Vesuvius has a long historic and literary tradition. It was considered a divinity of the genius type at the time of the eruption of 79 AD: it appears under the inscribed name Vesuvius as a serpent in the decorative frescos of many lararia, or household shrines, surviving from Pompeii. An inscription from Capua[2] to IOVI VESVVIO indicates that he was worshipped as a power of Jupiter; that is, Jupiter Vesuvius.[3]

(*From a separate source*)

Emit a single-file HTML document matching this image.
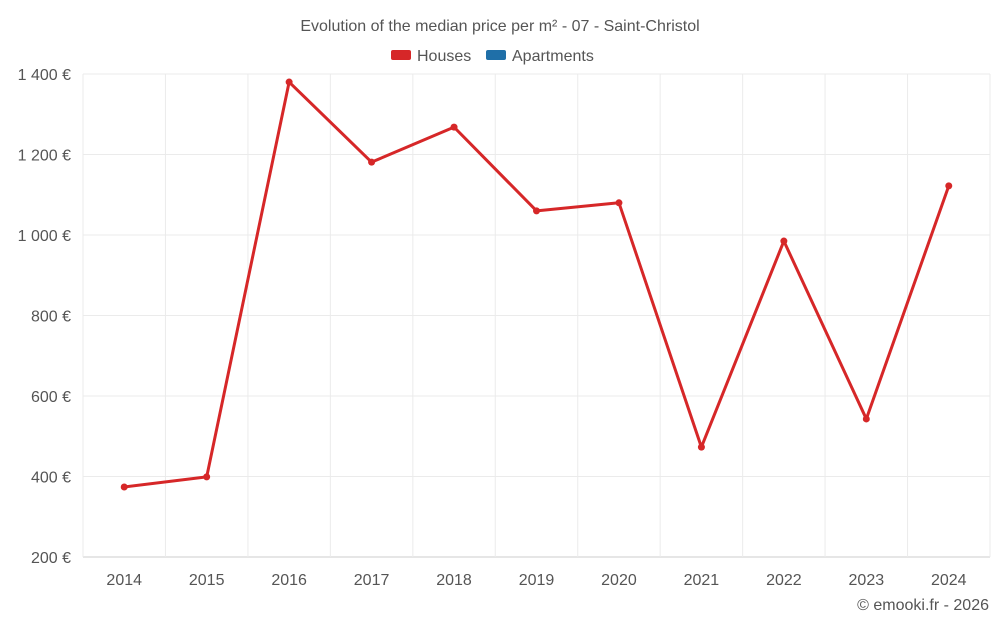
<!DOCTYPE html>
<html><head><meta charset="utf-8"><style>
body{margin:0;background:#fff;font-family:"Liberation Sans",sans-serif;}
svg text{font-family:"Liberation Sans",sans-serif;}
</style></head><body>
<svg id="chart" width="1000" height="625">
<text x="500" y="31" text-anchor="middle" font-size="16" fill="#555">Evolution of the median price per m² - 07 - Saint-Christol</text>
<g>
<g><rect x="391" y="50" width="20" height="10" rx="2" fill="#d62728"/><text x="417" y="61" font-size="16" fill="#555">Houses</text></g>
<g><rect x="486" y="50" width="20" height="10" rx="2" fill="#1f6fa8"/><text x="512" y="61" font-size="16" fill="#555">Apartments</text></g>
</g>
<g id="grid"></g><g id="axes"></g><g id="series"></g>
<text x="989" y="610" text-anchor="end" font-size="16" fill="#555">© emooki.fr - 2026</text>
</svg>
<script>
const categories=["2014","2015","2016","2017","2018","2019","2020","2021","2022","2023","2024"];
const houses=[374,399,1380,1181,1268,1060,1080,473,985,543,1122];
const yTicks=[200,400,600,800,1000,1200,1400];
const yTickLabels=["200 €","400 €","600 €","800 €","1 000 €","1 200 €","1 400 €"];
const NS="http://www.w3.org/2000/svg";
const L=83,R=990,T=74,B=557;
const bw=(R-L)/categories.length;
function x(i){return L+bw*(i+0.5);}
function y(v){return B-(v-200)/1200*(B-T);}
function mk(tag,attrs,parent){const e=document.createElementNS(NS,tag);for(const k in attrs)e.setAttribute(k,attrs[k]);parent.appendChild(e);return e;}
const grid=document.getElementById('grid'),axes=document.getElementById('axes'),ser=document.getElementById('series');
yTicks.forEach((v,i)=>{
 const g=mk('line',{x1:L,x2:R,y1:y(v),y2:y(v),stroke:i==0?'#ccc':'#ebebeb'},grid);
 
 
 const t=mk('text',{x:71,y:y(v)+6,'text-anchor':'end','font-size':16,fill:'#555'},axes);
 t.textContent=yTickLabels[i];
 
 
});
for(let i=0;i<=categories.length;i++){
 const g=mk('line',{x1:L+bw*i,x2:L+bw*i,y1:T,y2:B+(i>0?0:0),stroke:'#ebebeb'},grid);
 
 
}
categories.forEach((c,i)=>{
 const t=mk('text',{x:x(i),y:585,'text-anchor':'middle','font-size':16,fill:'#555'},axes);
 t.textContent=c;
 
 
});
const p=mk('polyline',{points:houses.map((v,i)=>x(i)+','+y(v)).join(' '),fill:'none',stroke:'#d62728','stroke-width':3,'stroke-linejoin':'round'},ser);


houses.forEach((v,i)=>{
 const c=mk('circle',{cx:x(i),cy:y(v),r:3.5,fill:'#d62728'},ser);
 
 
});
</script>
</body></html>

The historian, Diodorus Siculus, relates a tradition that Hercules, in the performance of his labors, passed through the country of nearby Cumae on his way to Sicily and found there a place called "the Phlegraean Plain" (phlegraion pedion, "plain of fire"), "from a hill which anciently vomited out fire ... now called Vesuvius."[4] It was inhabited by bandits, "the sons of the Earth," who were giants. With the assistance of the gods he pacified the region and went on. The facts behind the tradition, if any, remain unknown, as does whether Herculaneum was named after it. An ode by the poet, Martial, in 88 AD suggests that both Venus, patroness of Pompeii, and Hercules were worshipped in the region devastated by the eruption of 79.[5] Whether Hercules was ever considered some sort of patron of the volcano itself is debatable.